The next three months I wrote more nonsense, but at a faster pace and there are bits of sense peeking through. When baby was about a year old, one day I came in to the office and realized that my mind was back! I’d been sleeping reasonably for a few weeks, had stopped breastfeeding, and could look back at my nonlogical arguments and pull at the bits of logic that had been appearing more and more frequently over the past few months to make something sensical. It was so great! And I hadn’t known my mind had left because I was so sleep deprived that I wasn’t really taking stock of my mental status, so it was a pleasant surprise to be back.

He’s not the most helpful for math research.
Now I’m in more of a rhythm- so my advice is “survive the first year” and then “find a schedule.” Maybe you’re better at not sleeping than I am, in which case it’s really “survive the first few months” and then “find a schedule.” In any case, a schedule is important. It’s important if you don’t have kids, but it’s essential if you do. I used to do a few hours of work on the weekends, and now that is possible but not probable because by the time the kid is asleep, I’m mentally and physically exhausted (I think I am more physically weak in general; I know plenty of people who work when the kids are down and plenty who netflix when the kids are down). Also 6-8:30 a.m. and 5:30-7:30 p.m. are both kid chunks of my day, which means I have a business hours schedule for math. This is probably reasonable to you if you are not a grad student, and some non-parent grad students stick to this too (it’s maybe better for your mental health).

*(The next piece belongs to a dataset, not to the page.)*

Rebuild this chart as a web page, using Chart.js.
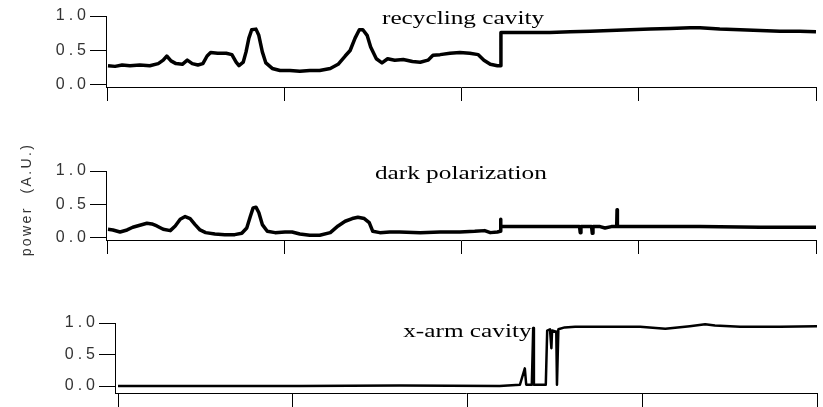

I have hopefully said this before and I’ll say it again, the best grad school and life advice I’ve received:
Swim in your own lane.
I am not a pinterest-er, I am not a marathon runner, I am not a world traveler, I am not a social media maven. But I am a mom, and I’m a grad student, and I’m doing okay (I feel like I should say “I’m doing my best” here but I’m not sure that’s true). I’m swimming in my own lane. You should too, and just ignore all the advice I wrote in this post, which was mostly me talking about my personal experiences anyway.
Wonderful advice, which can be usefully extended to parenting as a mathematician, no matter career level.
“looking back at my notebooks I see that I wrote a lot of nonsense (at the time I thought it made sense).” THIS. It happened to me, it happened to friends. It happens. Accept it and go on, it’s part of the process.
A tiny bit of advice: don’t worry if for a few months or years a large part of your family income goes to daycare/nannies. It’s money well spent (in case you have it).
Finally, you know how on airplanes they tell you to secure your own oxygen mask before attending to kids? Do so. Take care of your own health and well-being, do not neglect it because you’re so busy.